• **WORK REQUIRED**
Return only what lies between the first line of the entries and the line containing "80, 90, 100];", both lines included.

[Rows from a dataset of charts and code]
[start]
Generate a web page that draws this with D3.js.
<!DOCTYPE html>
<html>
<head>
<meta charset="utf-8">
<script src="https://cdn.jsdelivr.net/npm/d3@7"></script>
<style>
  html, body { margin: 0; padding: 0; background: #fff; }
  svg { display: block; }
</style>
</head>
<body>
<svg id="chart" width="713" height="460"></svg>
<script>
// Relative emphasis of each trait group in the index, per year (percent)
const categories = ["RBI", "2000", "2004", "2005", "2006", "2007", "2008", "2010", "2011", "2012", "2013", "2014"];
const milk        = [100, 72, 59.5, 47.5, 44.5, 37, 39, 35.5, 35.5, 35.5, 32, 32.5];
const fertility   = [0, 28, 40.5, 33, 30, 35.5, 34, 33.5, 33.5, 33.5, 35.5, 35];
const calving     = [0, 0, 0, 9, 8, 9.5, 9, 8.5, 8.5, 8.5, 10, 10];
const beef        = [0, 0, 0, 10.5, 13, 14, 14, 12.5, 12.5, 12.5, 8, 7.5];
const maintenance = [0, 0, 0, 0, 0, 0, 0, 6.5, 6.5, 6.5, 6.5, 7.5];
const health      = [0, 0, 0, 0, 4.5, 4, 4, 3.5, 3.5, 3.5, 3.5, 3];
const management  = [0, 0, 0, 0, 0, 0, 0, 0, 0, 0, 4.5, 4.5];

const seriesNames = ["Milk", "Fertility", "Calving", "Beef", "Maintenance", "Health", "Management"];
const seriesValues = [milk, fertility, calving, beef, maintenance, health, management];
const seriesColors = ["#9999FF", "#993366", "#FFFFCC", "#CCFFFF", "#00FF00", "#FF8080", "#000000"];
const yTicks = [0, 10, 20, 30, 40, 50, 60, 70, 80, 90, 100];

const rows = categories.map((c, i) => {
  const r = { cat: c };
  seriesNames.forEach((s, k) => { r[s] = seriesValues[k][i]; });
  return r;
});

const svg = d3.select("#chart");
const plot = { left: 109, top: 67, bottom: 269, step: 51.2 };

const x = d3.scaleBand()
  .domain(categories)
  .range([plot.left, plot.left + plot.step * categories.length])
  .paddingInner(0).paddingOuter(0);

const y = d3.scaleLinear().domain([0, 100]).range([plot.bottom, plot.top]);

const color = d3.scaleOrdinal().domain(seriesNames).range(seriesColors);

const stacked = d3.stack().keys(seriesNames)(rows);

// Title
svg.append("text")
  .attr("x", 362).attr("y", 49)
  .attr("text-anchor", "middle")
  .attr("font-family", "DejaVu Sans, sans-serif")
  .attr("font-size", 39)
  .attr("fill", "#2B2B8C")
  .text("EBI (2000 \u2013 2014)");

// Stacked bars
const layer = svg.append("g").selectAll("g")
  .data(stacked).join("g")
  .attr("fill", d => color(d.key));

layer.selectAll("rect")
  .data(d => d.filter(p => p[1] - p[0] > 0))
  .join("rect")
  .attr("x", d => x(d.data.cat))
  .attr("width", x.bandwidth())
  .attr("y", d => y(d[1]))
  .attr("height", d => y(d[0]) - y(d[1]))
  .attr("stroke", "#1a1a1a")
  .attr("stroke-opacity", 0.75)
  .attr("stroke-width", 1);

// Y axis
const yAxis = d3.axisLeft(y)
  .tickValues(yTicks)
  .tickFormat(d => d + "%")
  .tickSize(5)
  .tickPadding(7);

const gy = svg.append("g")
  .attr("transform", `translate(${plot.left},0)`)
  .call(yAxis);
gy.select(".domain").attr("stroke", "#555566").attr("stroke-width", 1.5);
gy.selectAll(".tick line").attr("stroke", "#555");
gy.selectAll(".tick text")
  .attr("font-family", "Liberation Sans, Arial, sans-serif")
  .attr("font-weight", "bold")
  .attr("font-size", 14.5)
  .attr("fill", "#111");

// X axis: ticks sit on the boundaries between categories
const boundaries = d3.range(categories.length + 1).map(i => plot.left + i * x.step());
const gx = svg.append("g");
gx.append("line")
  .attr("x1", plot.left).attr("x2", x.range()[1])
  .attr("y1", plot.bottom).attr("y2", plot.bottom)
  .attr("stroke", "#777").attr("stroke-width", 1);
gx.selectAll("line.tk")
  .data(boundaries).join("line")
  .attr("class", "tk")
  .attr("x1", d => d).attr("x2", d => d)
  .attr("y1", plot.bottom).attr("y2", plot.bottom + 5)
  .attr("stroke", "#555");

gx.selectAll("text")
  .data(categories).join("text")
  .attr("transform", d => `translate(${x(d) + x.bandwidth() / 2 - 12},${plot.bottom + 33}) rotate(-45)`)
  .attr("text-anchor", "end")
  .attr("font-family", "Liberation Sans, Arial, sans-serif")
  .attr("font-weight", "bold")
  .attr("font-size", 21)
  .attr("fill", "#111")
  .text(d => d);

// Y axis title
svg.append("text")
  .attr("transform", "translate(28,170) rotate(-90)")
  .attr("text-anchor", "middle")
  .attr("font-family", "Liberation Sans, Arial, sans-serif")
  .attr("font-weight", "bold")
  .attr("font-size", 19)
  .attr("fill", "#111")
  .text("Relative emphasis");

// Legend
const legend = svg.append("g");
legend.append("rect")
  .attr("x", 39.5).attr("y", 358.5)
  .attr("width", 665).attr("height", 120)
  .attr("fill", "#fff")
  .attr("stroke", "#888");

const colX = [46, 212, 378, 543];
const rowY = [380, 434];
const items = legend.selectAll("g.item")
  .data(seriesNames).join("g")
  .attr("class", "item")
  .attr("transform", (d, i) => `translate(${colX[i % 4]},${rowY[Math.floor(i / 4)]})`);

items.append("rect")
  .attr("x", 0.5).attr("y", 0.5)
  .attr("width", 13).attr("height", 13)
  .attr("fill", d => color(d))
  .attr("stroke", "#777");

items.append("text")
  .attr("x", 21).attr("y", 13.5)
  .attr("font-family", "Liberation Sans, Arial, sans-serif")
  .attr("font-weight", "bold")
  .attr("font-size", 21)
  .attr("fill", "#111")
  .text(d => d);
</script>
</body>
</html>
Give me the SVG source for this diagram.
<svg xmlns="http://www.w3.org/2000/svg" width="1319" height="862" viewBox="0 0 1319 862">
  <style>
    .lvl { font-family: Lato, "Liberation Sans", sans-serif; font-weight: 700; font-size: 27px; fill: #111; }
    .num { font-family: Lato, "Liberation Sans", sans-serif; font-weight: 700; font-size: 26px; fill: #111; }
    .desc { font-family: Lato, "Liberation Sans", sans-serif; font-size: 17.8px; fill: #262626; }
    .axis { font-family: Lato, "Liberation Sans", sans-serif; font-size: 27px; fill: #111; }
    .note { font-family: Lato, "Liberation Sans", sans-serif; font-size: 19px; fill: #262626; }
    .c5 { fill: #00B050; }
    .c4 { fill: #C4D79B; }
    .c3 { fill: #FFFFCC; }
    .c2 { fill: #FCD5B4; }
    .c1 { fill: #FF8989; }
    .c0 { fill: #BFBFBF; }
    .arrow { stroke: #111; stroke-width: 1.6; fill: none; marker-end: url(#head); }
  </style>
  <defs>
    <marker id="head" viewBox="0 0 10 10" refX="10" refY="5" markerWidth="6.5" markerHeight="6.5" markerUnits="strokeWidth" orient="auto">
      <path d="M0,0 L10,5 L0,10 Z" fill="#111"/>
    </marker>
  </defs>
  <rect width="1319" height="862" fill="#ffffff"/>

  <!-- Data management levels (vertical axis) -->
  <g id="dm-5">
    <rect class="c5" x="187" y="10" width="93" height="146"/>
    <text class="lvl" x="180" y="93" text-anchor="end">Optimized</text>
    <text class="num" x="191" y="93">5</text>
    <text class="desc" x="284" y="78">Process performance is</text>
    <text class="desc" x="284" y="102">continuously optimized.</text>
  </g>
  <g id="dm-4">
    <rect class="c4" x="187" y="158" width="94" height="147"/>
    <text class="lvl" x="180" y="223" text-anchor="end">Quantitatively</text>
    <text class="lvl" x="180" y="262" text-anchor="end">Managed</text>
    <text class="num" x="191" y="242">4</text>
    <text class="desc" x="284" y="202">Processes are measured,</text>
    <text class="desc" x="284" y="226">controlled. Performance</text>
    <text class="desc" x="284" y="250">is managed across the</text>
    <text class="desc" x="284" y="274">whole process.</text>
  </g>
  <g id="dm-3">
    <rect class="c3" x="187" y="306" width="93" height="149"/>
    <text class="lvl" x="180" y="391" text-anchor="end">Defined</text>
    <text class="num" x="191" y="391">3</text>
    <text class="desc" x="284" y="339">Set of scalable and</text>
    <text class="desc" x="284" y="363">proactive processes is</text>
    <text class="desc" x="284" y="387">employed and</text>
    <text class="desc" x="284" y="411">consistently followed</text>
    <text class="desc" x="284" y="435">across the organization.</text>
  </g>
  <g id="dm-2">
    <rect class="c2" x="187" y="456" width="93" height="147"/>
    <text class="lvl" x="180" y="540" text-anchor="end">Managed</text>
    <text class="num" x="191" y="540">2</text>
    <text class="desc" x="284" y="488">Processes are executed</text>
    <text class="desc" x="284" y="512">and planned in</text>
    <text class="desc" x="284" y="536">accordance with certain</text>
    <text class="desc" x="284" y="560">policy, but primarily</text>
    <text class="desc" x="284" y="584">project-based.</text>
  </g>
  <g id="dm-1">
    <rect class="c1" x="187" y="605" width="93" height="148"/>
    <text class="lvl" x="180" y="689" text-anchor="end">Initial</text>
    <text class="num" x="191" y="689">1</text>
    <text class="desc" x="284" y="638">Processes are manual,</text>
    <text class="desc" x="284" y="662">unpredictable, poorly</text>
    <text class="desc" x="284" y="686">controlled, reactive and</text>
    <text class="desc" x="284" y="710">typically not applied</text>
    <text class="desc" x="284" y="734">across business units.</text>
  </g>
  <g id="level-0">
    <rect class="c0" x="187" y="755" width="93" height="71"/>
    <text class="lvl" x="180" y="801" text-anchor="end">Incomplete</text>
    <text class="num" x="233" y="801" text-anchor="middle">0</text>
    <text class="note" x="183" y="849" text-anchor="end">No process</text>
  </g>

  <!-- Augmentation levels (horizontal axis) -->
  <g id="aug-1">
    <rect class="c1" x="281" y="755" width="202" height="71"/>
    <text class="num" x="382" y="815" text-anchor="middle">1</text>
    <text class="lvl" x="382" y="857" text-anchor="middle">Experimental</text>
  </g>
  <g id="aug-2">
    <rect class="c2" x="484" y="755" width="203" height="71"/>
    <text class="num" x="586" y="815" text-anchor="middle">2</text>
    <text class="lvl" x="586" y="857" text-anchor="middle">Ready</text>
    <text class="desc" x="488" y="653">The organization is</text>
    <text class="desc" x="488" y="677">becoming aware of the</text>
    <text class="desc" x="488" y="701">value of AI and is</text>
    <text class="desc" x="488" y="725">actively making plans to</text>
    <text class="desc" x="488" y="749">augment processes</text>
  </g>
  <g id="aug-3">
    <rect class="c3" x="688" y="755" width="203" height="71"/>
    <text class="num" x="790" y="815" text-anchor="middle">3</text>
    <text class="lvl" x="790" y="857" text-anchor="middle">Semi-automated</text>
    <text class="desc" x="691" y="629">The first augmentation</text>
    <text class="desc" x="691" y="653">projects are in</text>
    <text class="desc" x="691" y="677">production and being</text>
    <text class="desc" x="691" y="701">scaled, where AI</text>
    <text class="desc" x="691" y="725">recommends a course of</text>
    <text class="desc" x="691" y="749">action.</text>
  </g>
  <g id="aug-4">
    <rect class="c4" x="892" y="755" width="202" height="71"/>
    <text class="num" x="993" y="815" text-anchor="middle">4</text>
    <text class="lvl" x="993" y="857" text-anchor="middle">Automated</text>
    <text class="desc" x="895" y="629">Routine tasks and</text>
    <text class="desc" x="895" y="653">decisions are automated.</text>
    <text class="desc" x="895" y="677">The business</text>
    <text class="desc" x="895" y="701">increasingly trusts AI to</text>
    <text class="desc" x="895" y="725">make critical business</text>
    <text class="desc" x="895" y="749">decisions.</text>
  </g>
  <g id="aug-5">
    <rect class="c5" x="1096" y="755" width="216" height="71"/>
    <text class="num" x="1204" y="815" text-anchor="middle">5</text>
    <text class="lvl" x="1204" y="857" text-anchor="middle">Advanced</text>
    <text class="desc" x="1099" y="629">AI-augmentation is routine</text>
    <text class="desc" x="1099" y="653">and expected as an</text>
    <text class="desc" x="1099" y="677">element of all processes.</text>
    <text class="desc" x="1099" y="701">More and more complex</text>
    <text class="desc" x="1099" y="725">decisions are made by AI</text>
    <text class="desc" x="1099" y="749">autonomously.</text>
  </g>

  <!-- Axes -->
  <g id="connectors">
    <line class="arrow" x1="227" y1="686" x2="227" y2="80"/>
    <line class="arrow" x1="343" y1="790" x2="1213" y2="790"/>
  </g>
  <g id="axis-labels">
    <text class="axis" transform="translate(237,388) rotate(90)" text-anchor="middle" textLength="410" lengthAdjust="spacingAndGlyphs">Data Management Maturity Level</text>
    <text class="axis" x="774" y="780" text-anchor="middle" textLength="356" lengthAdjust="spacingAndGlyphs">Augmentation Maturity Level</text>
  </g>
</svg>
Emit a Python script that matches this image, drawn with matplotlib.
[end]
• **WRITTEN ANSWER**
Generate a web page that draws this with D3.js.
<!DOCTYPE html>
<html>
<head>
<meta charset="utf-8">
<script src="https://cdn.jsdelivr.net/npm/d3@7"></script>
<style>
  html, body { margin: 0; padding: 0; background: #fff; }
  svg { display: block; }
</style>
</head>
<body>
<svg id="chart" width="713" height="460"></svg>
<script>
// Relative emphasis of each trait group in the index, per year (percent)
const categories = ["RBI", "2000", "2004", "2005", "2006", "2007", "2008", "2010", "2011", "2012", "2013", "2014"];
const milk        = [100, 72, 59.5, 47.5, 44.5, 37, 39, 35.5, 35.5, 35.5, 32, 32.5];
const fertility   = [0, 28, 40.5, 33, 30, 35.5, 34, 33.5, 33.5, 33.5, 35.5, 35];
const calving     = [0, 0, 0, 9, 8, 9.5, 9, 8.5, 8.5, 8.5, 10, 10];
const beef        = [0, 0, 0, 10.5, 13, 14, 14, 12.5, 12.5, 12.5, 8, 7.5];
const maintenance = [0, 0, 0, 0, 0, 0, 0, 6.5, 6.5, 6.5, 6.5, 7.5];
const health      = [0, 0, 0, 0, 4.5, 4, 4, 3.5, 3.5, 3.5, 3.5, 3];
const management  = [0, 0, 0, 0, 0, 0, 0, 0, 0, 0, 4.5, 4.5];

const seriesNames = ["Milk", "Fertility", "Calving", "Beef", "Maintenance", "Health", "Management"];
const seriesValues = [milk, fertility, calving, beef, maintenance, health, management];
const seriesColors = ["#9999FF", "#993366", "#FFFFCC", "#CCFFFF", "#00FF00", "#FF8080", "#000000"];
const yTicks = [0, 10, 20, 30, 40, 50, 60, 70, 80, 90, 100];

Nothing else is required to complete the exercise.